The routes to Everest’s summit – and between the camps – are treacherous. On the way to Camp 1, the team climbed 800 meters, passing through the infamous Khumbu Icefall, a dangerous river of ice which cascades into the valley below. Above Camp 1 is the Western Cwm (“koom”), a relatively flat, gently rising glacial valley marked by huge crevasses. With little atmosphere, the sun reflects off the snow and ice, making it a literal oven and very hard to see the crevasses. After reaching Camp 2, they ascend on fixed ropes to 7,400 meters to Camp 3, followed by another 600 meters to Camp 4. From there, they climb a series of imposing rock steps and waist-deep snow, up to the South Summit at 8,750 meters. Following a knife-edge ridge along a narrow traverse – the most exposed area of the climb, where any misstep can be fatal – they reach the infamous Hillary Step, a 12 meter high rock wall. Using fixed ropes to ascend the Step, it is then 100 meters through moderately angled snow slopes to the summit.

After Samina’s climb, the President of Pakistan congratulated her, lauding her will and determination. “Congratulating the women of the country and the entire nation on the achievement, the President expressed confidence that the young Samina Baig will be followed as a role model by women of the country and her gigantic achievement will ignite zeal in women folk of Pakistan.”

Samina wasn’t done at Everest. By 2014, she accomplished climbing the seven tallest summits in the world, tracked through a Facebook page with the help of her brother, who climbed with her.

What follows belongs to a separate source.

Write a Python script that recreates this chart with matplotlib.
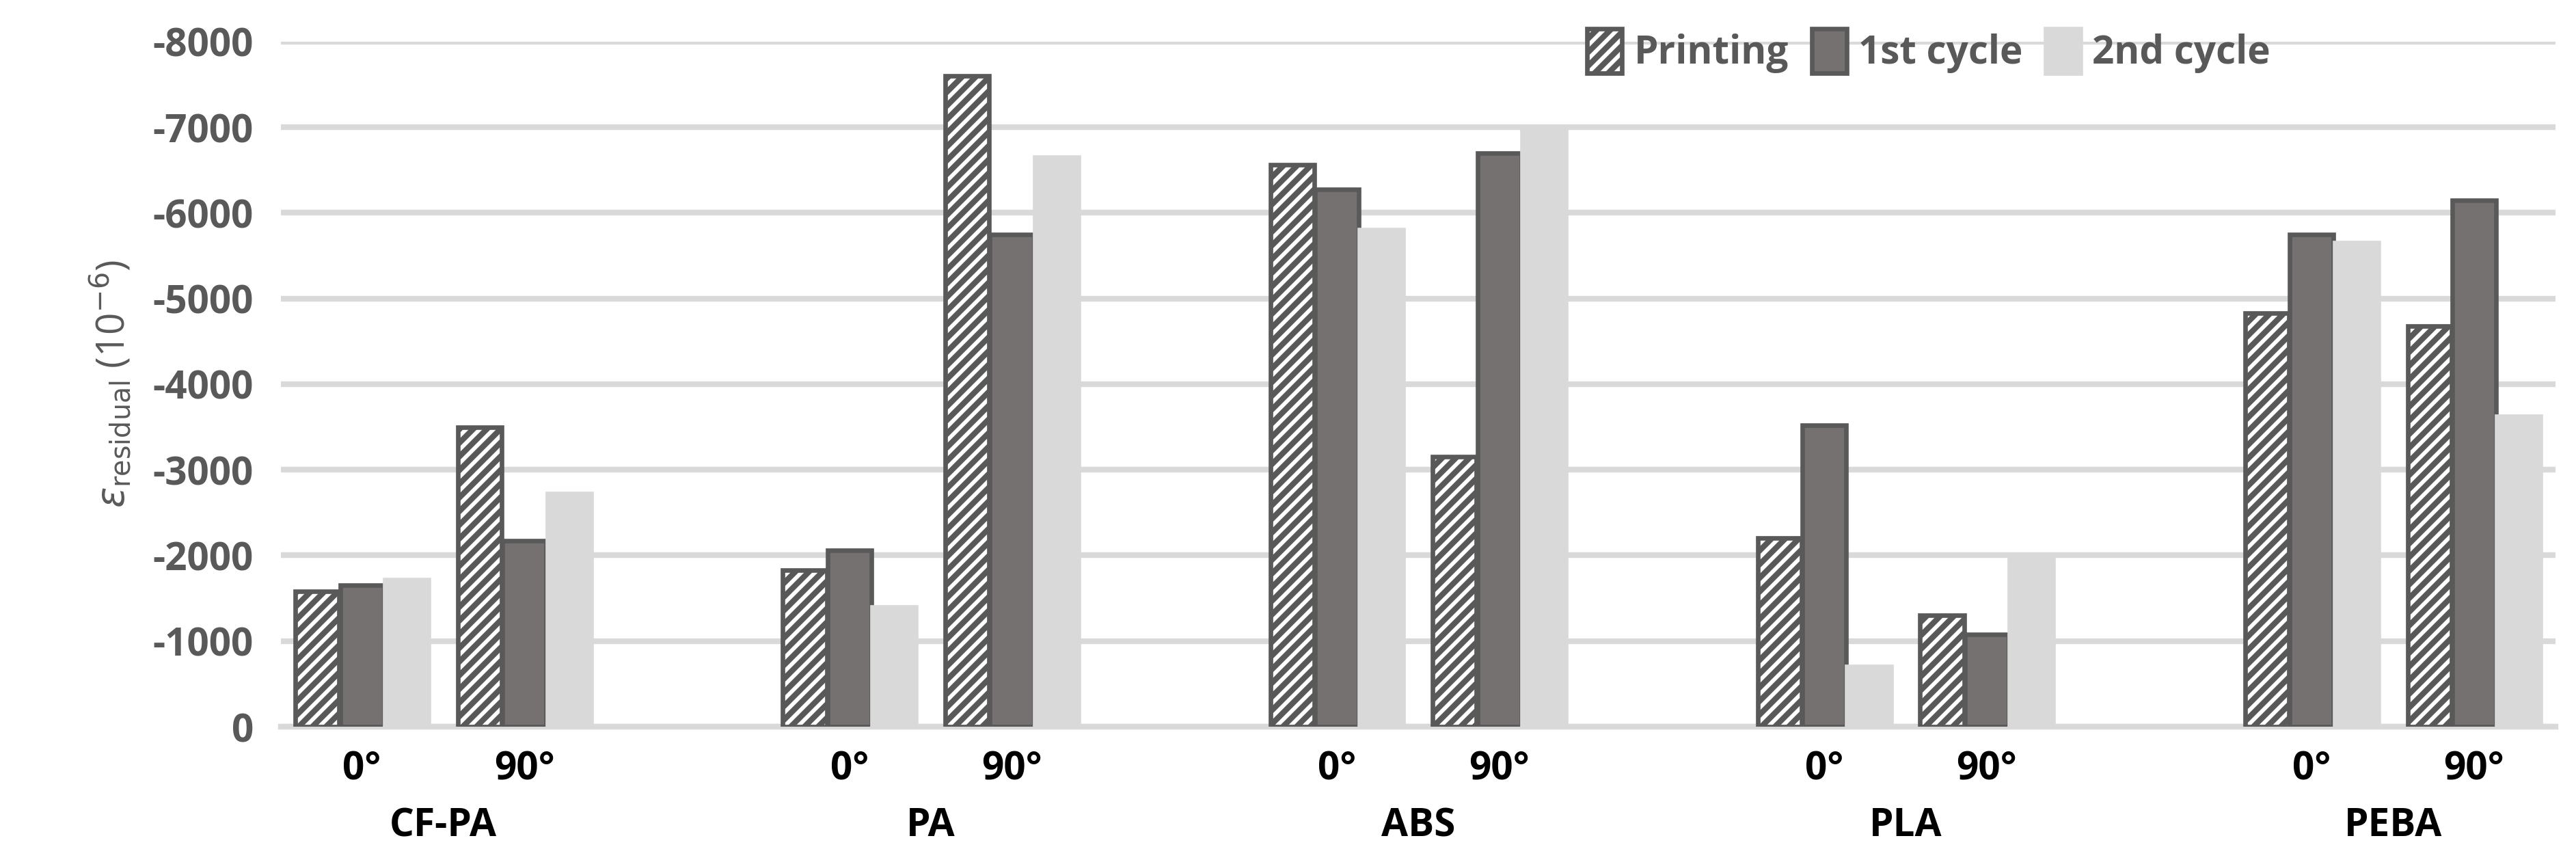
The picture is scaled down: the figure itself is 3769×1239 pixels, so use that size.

Four years later, in 2018, she was named Pakistan’s National Goodwill Ambassador by the United Nations Development Programme. The appointment means she will lead efforts to build awareness and partnerships around the Sustainable Development Goals, particularly those related to climate change, environmental protection, youth and women’s empowerment. She stated, “I am greatly honored to be part of the UNDP. From the remotest village of Pakistan and reaching the summit of the world’s tallest mountain, Mt. Everest and beyond the birds, Scaling Peak in Antarctica and the seven highest peaks of the seven continents, in some of the most harsh conditions, my entire climbing purpose was to empower women through these adventures and encourage gender equality. With my brother, I have experienced significant impact of global warming and climate change on our Mother Earth. I find this honor as the national goodwill ambassador of UNDP to spread the voice for climate change and environmental protection and advocate to empower young girls to climb the highest level within their field of profession.”

Samina also plans to use her fame to promote human rights and education for women in Pakistan, stating, “I want to tell women in developing countries that they are as powerful as their male counterparts and they can play an equal role in their respective societies. When I came to the city for the first time, I saw a completely different world, where people are less educated, poverty is widespread, and the female is a non-existent species compared to their male counterparts. But in my community, women are as important as males and they are playing an equal role in society.”

Yet in 2019, an article on The Independent out of the UK reported that Samina was unable to get funding for the past two years in order to summit her next goal, K2 – the second highest and most dangerous mountain in the world. Out of the 280 who have attempted the climb, 74 have died – making the odds of dying during the climb 1 in 4. She is also seeking funding to take Pakistan’s first-ever women’s team to Everest.

In 2020, Samina was honored with a Women Leaders Award, celebrating her courage to pursue her dreams and her tremendous achievements in adventure sports.